What do you think the benefits and challenges of the new regulations are?

“An obvious benefit is that both candidates and clients have more clarity around IR35. If you’re compliant with the new legislation and understand your role in it, then you shouldn’t run into any difficulties such as backdated taxes further down the line. This gives everyone the opportunity to be compliant from day one, coming into line with other countries with similar legislation and ensuring everyone knows where they stand.

As far as challenges, there is a level of uncertainty, particularly for contractors whose status may change with the new legislation. Those candidates who will now fall inside IR35 may disagree with their new status or consider switching to permanent roles as their take-home pay will change. In extreme cases, there is also the risk of being taken to an employee tribunal if contractors feel the status change is unfair. Another challenge is that some employers might attempt a blanket ban or ‘one size fits all’ approach when setting IR35 status for their contractors. However, a new requirement of the reform is that reasonable care must be taken, and I believe that blanket bans aren’t in line with that.

The best way to mitigate these challenges is through education and reassurance. That’s why we’re getting on the front foot to ensure all affected parties understand the changes and how they might be impacted, educating both candidates and clients on the best way to go about any changes.”


How will contractors know whether the new IR35 changes impact them?

“We believe that communication before April 2020 is key, and our main focal point is ensuring our contractors are as informed as possible via our soft audit, webinars, Q&As and candidate care calls. It’s vital that people are aware of their status and their workforce well before the new rules come into play next year.

After the April 2020 start date, roles should be advertised as inside or outside IR35 from the outset. This will save queries down the line and ensure applicants know exactly what they can expect.”

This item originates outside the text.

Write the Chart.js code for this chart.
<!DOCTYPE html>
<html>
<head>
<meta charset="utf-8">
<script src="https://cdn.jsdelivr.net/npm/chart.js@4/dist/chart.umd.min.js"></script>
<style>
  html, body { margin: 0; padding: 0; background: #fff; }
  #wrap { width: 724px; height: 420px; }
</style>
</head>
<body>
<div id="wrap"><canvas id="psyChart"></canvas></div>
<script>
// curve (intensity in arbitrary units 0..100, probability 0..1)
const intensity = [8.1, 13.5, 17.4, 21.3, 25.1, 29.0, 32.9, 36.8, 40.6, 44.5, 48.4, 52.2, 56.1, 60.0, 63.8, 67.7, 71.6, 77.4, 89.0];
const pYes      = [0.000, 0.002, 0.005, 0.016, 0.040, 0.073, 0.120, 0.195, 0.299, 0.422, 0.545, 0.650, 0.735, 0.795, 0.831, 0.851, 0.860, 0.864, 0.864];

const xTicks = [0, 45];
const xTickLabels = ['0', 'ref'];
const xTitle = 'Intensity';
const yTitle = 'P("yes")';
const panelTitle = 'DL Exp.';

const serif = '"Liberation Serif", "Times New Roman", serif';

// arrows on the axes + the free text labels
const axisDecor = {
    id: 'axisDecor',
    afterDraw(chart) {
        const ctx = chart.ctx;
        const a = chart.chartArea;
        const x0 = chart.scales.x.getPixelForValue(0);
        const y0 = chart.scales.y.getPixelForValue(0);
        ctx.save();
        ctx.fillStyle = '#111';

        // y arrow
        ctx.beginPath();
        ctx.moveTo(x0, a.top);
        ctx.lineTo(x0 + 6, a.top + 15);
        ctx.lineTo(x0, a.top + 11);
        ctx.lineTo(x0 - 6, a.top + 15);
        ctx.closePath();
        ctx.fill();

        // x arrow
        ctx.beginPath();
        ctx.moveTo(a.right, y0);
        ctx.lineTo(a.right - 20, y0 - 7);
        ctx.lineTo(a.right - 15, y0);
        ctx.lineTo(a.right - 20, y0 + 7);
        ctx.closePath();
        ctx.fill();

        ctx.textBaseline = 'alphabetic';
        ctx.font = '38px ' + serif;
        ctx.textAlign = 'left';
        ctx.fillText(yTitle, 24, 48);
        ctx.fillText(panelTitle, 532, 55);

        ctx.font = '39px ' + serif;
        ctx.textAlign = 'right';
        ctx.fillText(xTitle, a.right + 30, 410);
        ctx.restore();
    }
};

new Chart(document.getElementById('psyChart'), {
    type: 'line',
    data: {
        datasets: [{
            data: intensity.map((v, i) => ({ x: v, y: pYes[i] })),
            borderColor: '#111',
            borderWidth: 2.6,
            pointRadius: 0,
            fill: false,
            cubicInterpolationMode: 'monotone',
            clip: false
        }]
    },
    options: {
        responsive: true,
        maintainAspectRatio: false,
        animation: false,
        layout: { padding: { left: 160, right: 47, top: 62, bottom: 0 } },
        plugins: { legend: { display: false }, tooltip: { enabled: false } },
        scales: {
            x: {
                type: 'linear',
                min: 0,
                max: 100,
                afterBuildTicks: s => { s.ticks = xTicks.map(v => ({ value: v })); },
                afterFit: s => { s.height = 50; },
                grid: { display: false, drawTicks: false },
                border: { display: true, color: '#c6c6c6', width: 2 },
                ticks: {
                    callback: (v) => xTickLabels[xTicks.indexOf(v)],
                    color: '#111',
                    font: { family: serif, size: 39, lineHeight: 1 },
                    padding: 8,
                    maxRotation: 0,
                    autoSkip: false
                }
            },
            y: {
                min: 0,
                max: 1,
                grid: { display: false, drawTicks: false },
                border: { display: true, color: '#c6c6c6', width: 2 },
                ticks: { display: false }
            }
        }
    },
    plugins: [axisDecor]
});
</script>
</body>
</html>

What can contractors and clients do to prepare themselves for IR35?

“The best thing to do is prepare, plan and read up on the legislation. Confirm working arrangements with your agency if you’re a contractor. Think about small changes you can make now to make it easier when it comes to confirming your status – such as updating your email address to show you’re clearly an independent contractor – and bigger changes such as finding opportunities to work from home or an external office to show you’re not effectively acting as an employee.

For clients, the plan, prepare and read up message is the same. You need to be aware of the potential changes in your workforce come April 2020. If you understand your position now, work with Quanta on the soft audit and understand where your contractors might fall in regard to the new regulations, it will be much easier to meet the regulations head on. “


What advice do you have for people regarding IR35?

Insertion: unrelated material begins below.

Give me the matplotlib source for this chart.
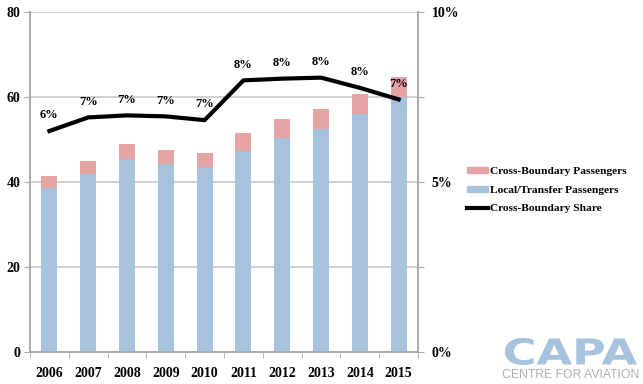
import numpy as np
import matplotlib.pyplot as plt
from matplotlib.patches import Patch, PathPatch
from matplotlib.lines import Line2D
from matplotlib.textpath import TextPath
from matplotlib.font_manager import FontProperties
import matplotlib.transforms as mtransforms

years = ['2006', '2007', '2008', '2009', '2010', '2011', '2012', '2013', '2014', '2015']
local_pax = [38.7, 42.0, 45.3, 44.3, 43.5, 47.3, 50.4, 52.5, 56.1, 59.9]
cross_pax = [2.7, 2.9, 3.6, 3.2, 3.3, 4.2, 4.4, 4.7, 4.6, 4.8]
cross_share = [6.5, 6.9, 6.96, 6.93, 6.82, 7.99, 8.04, 8.07, 7.77, 7.43]
share_labels = ['6%', '7%', '7%', '7%', '7%', '8%', '8%', '8%', '8%', '7%']

pink = '#E5A5A5'
blue = '#A6C2DD'
axis_col = '#AAAAAA'
serif = 'Liberation Serif'

fig = plt.figure(figsize=(6.43, 3.84), dpi=100)
ax = fig.add_axes([0.0467, 0.0833, 0.6034, 0.8854])

x = np.arange(len(years))
ax.bar(x, local_pax, width=0.41, color=blue, zorder=2)
ax.bar(x, cross_pax, width=0.41, bottom=local_pax, color=pink, zorder=2)

ax.set_xlim(-0.5, 9.5)
ax.set_ylim(0, 80)
ax.set_yticks([0, 20, 40, 60, 80])
ax.grid(axis='y', color='#C8C8C8', linewidth=1.2, zorder=0)
ax.set_xticks(x)
ax.set_xticklabels(years)
ax.set_xticks(np.arange(-0.5, 10, 1), minor=True)
ax.tick_params(axis='x', which='major', length=0, pad=11)
ax.tick_params(axis='x', which='minor', length=4, color=axis_col, direction='out')
ax.tick_params(axis='y', length=4, color=axis_col, direction='out', pad=3)
for lbl in ax.get_xticklabels() + ax.get_yticklabels():
    lbl.set_fontfamily(serif)
    lbl.set_fontweight('bold')
    lbl.set_fontsize(10)
ax.spines['top'].set_visible(False)
for side in ['left', 'bottom', 'right']:
    ax.spines[side].set_color(axis_col)
    ax.spines[side].set_linewidth(1.2)

ax2 = ax.twinx()
ax2.plot(x, cross_share, color='black', linewidth=3, zorder=5)
ax2.set_ylim(0, 10)
ax2.set_yticks([0, 2.5, 5, 7.5, 10])
ax2.set_yticklabels(['0%', '', '5%', '', '10%'])
ax2.tick_params(axis='y', length=4, color=axis_col, direction='out', pad=6)
for lbl in ax2.get_yticklabels():
    lbl.set_fontfamily(serif)
    lbl.set_fontweight('bold')
    lbl.set_fontsize(10)
ax2.spines['top'].set_visible(False)
for side in ['left', 'bottom', 'right']:
    ax2.spines[side].set_color(axis_col)
    ax2.spines[side].set_linewidth(1.2)

for xi, yi, lab in zip(x, cross_share, share_labels):
    ax2.annotate(lab, (xi, yi), xytext=(0, 7), textcoords='offset points',
                 ha='center', va='bottom', fontsize=9, fontweight='bold',
                 fontfamily=serif)

handles = [Patch(color=pink, label='Cross-Boundary Passengers'),
           Patch(color=blue, label='Local/Transfer Passengers'),
           Line2D([0], [0], color='black', linewidth=3, label='Cross-Boundary Share')]
fig.legend(handles=handles, loc='center left', bbox_to_anchor=(0.71, 0.505),
           frameon=False, handlelength=1.9, handleheight=0.45, handletextpad=0.1,
           labelspacing=0.85, prop={'family': serif, 'weight': 'bold', 'size': 8.2})

# CAPA logo: wide heavy lettering, stretched to fit its box in pixels
logo = TextPath((0, 0), 'CAPA', size=1,
                prop=FontProperties(family='DejaVu Sans', weight='bold'))
ext = logo.get_extents()
sx = 132 / ext.width
sy = 27 / ext.height
tr = (mtransforms.Affine2D().translate(-ext.x0, -ext.y0).scale(sx, sy)
      .translate(505, 384 - 365))
fig.add_artist(PathPatch(tr.transform_path(logo), color=blue, lw=0,
                         transform=mtransforms.IdentityTransform()))
fig.text(0.887, 0.008, 'CENTRE FOR AVIATION', color='#B0B0B0', fontsize=8.8,
         fontfamily='Liberation Sans', ha='center', va='bottom')

fig.savefig('out.png', dpi=100)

“It’s not as large of a change as it may seem. This has already been rolled out across the public sector and we’ve seen the results there, so we can learn from this and ensure we’re better prepared. Make sure you give yourself ample time to understand IR35, examine your workforce and understand both the negative and positive impacts it may have.


Another piece of advice is to work with agencies and other parties involved in the IR35 process. Although clients now hold the cards in determining status, they should work with agencies to ensure reasonable care has been taken, and the contractor should be involved in this process too – particularly to avoid employment tribunals down the line.


Contractors should consider the financial implication of IR35, talk to their accountants if they have one and look into using umbrella companies if they are moving to inside IR35.”